The final stanza crystallizes the poem’s central tension: “These cliffs and the stars / Belong to the same universe.” Here, Snyder affirms that the natural world and the cosmos are unified, timeless, and beyond human control. But then comes the turn—“This little air in between / Belongs to the twentieth century and its wars.” The phrase “little air in between” carries a double significance: it refers both to the physical space between the cliffs and the stars, and to the fleeting moment of human history within the vastness of geological and cosmic time. The century’s wars—particularly the Cold War and the nuclear age, with its reliance on airpower and surveillance—have claimed this ephemeral domain, filling it with jets, satellites, and strategies of destruction.

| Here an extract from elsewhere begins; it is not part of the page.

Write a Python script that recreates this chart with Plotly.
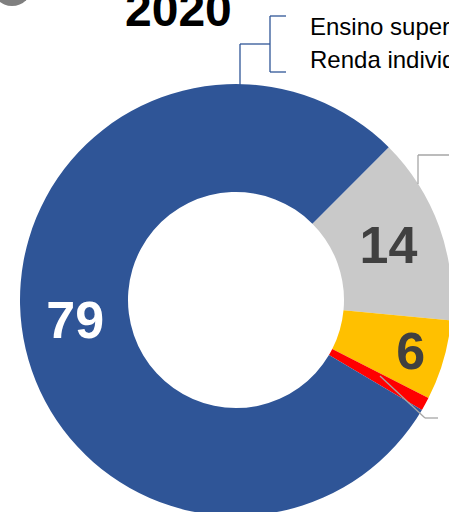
import plotly.graph_objects as go

# Data
categories = ["Cinza", "Amarelo", "Vermelho", "Azul"]
values = [14, 6, 1, 79]
labels_shown = ["14", "6", "", "79"]
colors = ["#C9C9C9", "#FFC000", "#FF0000", "#2F5597"]
text_colors = ["#404040", "#404040", "#404040", "#FFFFFF"]
legend_lines = ["Ensino super", "Renda individ"]
title_text = "2020"

# figure slightly larger than the 449x512 window; the donut runs off the edge
W, H = 460, 524
FONT = "Liberation Sans, Arial, sans-serif"


def px(x):
    return x / W


def py(y):
    return 1 - y / H


fig = go.Figure(
    go.Pie(
        labels=categories,
        values=values,
        text=labels_shown,
        texttemplate="<b>%{text}</b>",
        textposition="inside",
        insidetextorientation="horizontal",
        textfont=dict(family=FONT, size=52, color=text_colors),
        marker=dict(colors=colors, line=dict(width=0)),
        hole=0.5,
        sort=False,
        direction="clockwise",
        rotation=45,
        domain=dict(x=[px(20), px(452)], y=[py(516), py(84)]),
        showlegend=False,
        hoverinfo="label+value",
    )
)

shapes = []
blue = "#2F5597"
grey = "#A6A6A6"
# bracket to legend (blue)
for (x0, y0, x1, y1) in [
    (240, 85, 240, 44),
    (240, 44, 270, 44),
    (270, 16, 270, 72),
    (270, 16, 286, 16),
    (270, 72, 286, 72),
]:
    shapes.append(dict(type="line", xref="paper", yref="paper",
                       x0=px(x0), y0=py(y0), x1=px(x1), y1=py(y1),
                       line=dict(color=blue, width=1.3)))
# grey leader lines
for (x0, y0, x1, y1) in [
    (418, 155, 460, 155),
    (418, 155, 418, 184),
    (380, 376, 425, 418),
    (425, 418, 438, 418),
]:
    shapes.append(dict(type="line", xref="paper", yref="paper",
                       x0=px(x0), y0=py(y0), x1=px(x1), y1=py(y1),
                       line=dict(color=grey, width=1.3)))
# grey circle at corner
shapes.append(dict(type="circle", xref="paper", yref="paper",
                   x0=px(-8), y0=py(-34), x1=px(32), y1=py(6),
                   fillcolor="#7F7F7F", line=dict(width=0)))

annotations = [
    dict(text="<b>" + title_text + "</b>", x=px(178), y=py(27), xref="paper", yref="paper",
         xanchor="center", yanchor="bottom", yshift=-11, showarrow=False,
         font=dict(family=FONT, size=48, color="#000000")),
]
for i, t in enumerate(legend_lines):
    annotations.append(dict(text=t, x=px(308), y=py(26 + 34 * i), xref="paper", yref="paper",
                            xanchor="left", yanchor="middle", showarrow=False,
                            font=dict(family=FONT, size=24, color="#000000")))

fig.update_layout(
    width=W,
    height=H,
    margin=dict(l=0, r=0, t=0, b=0),
    paper_bgcolor="white",
    plot_bgcolor="white",
    shapes=shapes,
    annotations=annotations,
    uniformtext=dict(minsize=52, mode="show"),
    font=dict(family=FONT),
)

fig.write_html(
    "out.html",
    config={"displayModeBar": False},
    post_script="document.body.style.margin='0';document.body.style.overflow='hidden';",
)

Snyder’s poem does not outright condemn but rather observes with a quiet, almost Zen-like detachment. The image of sleeping under the stars, drinking tea, and watching jets pass near planets suggests a reflective distance from the technological anxieties of modernity. Yet the final lines ensure that the reader does not escape the unsettling reality that, despite the endurance of cliffs and stars, the immediate atmosphere is shaped by the forces of war. The poem ultimately presents a subdued but powerful meditation on the conflict between nature’s enduring presence and humanity’s restless, destructive interventions.